Final few glimpses of the metre-gauge era

Sivaji Kumar displays moments of life that ended in 2010.

Update: 2016-11-29 20:55 GMT
Photojournalist Sivaji Kumar with his pictures put on exhibition. (Photo: DC)

KOLLAM: One of the photographs exhibited at Chasing the Last Train show here is of a lady in rugged saree, carrying away a bundle of firewood on her head alongside a meter gauge railway track. Under the picture goes a description – this is Asanamma, who was once the most beautiful lady in the area and also the lover of an estate owner. She used to cross the railway track to meet him. She was accompanied by a gunman appointed by the landowner.

Years later, the residents of Bhagavathipuram found her estranged, wandering with a lost mind. “And now when I went to inquire about her years later, she was no more,” says Sivaji Kumar, a photojournalist whose exhibition at the Public Library Hall here features the bygone days of the Punalur – Shenkottai meter gauge. Hailing from Thiruvananthapuram, Mr Kumar captured moments of life associated with the meter gauge train that chugged its last in September 2010.  “I visited the meter gauge train eight months before it came to the final halt," he told DC.

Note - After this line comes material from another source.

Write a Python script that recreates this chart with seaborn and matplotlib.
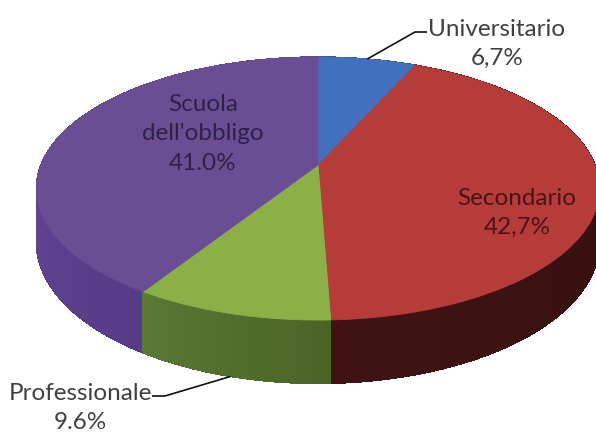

“The journey helped me to have a close watch on the pristine nature and the life associated with it. After that, I used to visit the train coming all the way from Thiruvanantha-puram on my motorcycle. These moments were captured during such journeys.” Mr Kumar had to wait for long hours to click a snap with frames set on his mind during his prior visits.  “The trains were not frequent and had long gaps in-between, but perseverance paid off with a handful of good pictures,” he adds. The meter gauge train started chugging along the track in 1904. Two years later laying of tracks completed. The rail was constructed by the British in coordination with the Travancore and Madras governments. Now the reconstruction is going on for gauge broadening.